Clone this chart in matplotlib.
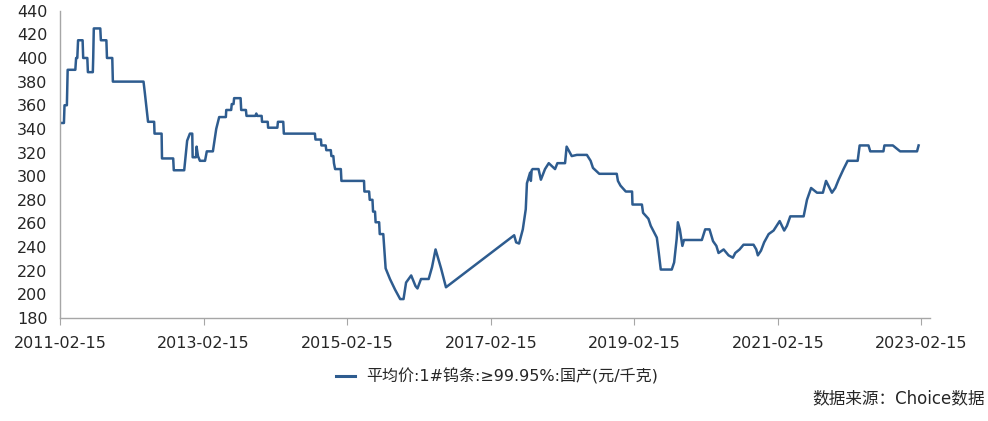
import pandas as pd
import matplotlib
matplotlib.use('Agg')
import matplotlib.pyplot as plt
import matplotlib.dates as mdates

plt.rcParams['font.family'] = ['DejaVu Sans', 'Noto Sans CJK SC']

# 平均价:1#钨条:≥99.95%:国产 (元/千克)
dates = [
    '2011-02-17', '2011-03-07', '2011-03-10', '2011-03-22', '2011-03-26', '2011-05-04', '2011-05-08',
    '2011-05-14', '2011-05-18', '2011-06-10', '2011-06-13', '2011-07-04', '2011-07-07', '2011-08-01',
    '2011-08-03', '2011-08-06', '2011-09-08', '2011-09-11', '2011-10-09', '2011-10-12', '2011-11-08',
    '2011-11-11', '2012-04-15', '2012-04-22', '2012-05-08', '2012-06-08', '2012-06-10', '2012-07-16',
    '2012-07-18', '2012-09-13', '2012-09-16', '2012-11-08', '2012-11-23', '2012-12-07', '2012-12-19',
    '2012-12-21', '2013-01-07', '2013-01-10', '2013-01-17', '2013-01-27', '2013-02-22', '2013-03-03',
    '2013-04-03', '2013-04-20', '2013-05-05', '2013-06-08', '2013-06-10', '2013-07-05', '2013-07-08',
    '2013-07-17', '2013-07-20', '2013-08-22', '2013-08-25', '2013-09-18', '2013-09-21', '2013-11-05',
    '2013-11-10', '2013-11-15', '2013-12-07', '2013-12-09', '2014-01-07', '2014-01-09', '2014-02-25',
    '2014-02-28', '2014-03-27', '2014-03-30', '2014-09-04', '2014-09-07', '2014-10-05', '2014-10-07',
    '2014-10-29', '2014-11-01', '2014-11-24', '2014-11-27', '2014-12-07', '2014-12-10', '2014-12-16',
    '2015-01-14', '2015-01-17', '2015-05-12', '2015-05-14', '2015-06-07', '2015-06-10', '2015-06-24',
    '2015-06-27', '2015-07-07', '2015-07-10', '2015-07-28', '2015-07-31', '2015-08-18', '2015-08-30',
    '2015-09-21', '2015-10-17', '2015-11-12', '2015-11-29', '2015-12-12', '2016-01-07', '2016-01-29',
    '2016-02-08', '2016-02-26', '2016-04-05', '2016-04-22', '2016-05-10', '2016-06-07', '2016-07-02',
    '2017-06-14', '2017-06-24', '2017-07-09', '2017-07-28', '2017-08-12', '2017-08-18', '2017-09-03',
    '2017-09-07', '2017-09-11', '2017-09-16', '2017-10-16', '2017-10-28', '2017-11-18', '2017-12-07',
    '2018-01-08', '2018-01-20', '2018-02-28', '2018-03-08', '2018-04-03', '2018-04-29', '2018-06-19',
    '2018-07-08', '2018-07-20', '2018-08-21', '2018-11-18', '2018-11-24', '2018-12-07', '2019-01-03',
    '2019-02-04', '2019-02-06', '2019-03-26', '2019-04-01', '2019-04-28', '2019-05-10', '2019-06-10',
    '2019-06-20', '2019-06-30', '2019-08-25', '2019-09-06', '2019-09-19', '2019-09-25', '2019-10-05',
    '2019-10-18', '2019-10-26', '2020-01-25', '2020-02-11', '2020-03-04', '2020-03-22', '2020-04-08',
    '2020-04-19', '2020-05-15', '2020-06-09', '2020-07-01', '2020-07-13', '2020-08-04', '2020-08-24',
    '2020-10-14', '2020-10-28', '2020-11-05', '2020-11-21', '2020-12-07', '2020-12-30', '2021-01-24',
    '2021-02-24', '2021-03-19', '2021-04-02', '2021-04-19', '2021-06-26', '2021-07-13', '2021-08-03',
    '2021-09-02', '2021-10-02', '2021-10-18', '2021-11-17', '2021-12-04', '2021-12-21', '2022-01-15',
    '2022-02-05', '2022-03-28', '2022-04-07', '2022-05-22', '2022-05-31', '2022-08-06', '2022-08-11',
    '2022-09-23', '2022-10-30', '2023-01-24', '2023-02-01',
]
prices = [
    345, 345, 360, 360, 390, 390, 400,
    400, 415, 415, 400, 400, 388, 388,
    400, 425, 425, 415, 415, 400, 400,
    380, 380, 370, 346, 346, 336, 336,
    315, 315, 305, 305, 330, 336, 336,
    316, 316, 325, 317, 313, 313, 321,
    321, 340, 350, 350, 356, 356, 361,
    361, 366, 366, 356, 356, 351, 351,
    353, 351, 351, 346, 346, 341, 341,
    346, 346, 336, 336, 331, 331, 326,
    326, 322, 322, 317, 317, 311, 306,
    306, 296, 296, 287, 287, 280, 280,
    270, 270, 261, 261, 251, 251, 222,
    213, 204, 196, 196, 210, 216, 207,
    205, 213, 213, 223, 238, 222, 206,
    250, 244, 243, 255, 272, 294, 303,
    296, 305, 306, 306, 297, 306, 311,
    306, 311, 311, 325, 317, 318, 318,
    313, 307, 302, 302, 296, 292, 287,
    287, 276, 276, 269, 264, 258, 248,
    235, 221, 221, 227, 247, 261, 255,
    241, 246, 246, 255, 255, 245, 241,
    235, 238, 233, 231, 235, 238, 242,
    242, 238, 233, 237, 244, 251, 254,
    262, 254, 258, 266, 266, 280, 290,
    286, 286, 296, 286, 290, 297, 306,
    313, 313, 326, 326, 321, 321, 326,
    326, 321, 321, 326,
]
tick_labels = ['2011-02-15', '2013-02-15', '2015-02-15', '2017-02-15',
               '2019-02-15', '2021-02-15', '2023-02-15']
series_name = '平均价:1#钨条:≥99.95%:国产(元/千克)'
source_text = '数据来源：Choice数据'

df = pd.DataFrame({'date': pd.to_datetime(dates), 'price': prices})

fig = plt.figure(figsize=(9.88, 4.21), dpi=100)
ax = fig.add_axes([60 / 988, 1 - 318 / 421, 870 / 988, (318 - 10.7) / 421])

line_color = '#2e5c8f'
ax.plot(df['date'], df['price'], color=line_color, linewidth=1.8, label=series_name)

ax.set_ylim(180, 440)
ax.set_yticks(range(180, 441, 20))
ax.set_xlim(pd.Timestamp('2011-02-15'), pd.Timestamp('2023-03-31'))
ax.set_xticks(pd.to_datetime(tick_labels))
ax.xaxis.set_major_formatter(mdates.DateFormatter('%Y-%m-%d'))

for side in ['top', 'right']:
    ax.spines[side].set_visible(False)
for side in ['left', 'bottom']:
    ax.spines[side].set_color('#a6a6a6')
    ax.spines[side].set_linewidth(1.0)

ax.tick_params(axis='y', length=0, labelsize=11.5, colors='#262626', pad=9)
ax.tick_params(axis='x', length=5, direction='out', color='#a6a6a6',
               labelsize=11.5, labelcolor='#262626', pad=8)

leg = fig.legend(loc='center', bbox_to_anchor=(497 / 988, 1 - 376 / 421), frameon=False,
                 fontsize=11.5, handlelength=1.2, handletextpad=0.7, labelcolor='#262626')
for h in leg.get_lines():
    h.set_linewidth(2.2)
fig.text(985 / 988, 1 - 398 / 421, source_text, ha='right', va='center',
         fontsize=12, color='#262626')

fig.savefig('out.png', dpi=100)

## EXERCISE
Go from the first line of the data above to the line containing "plt.rcParams['font.family'] = ['DejaVu" and retype exactly those lines, both included, but none of the pictures.

## FINISHED TASK
Clone this chart in matplotlib.
import pandas as pd
import matplotlib
matplotlib.use('Agg')
import matplotlib.pyplot as plt
import matplotlib.dates as mdates

plt.rcParams['font.family'] = ['DejaVu Sans', 'Noto Sans CJK SC']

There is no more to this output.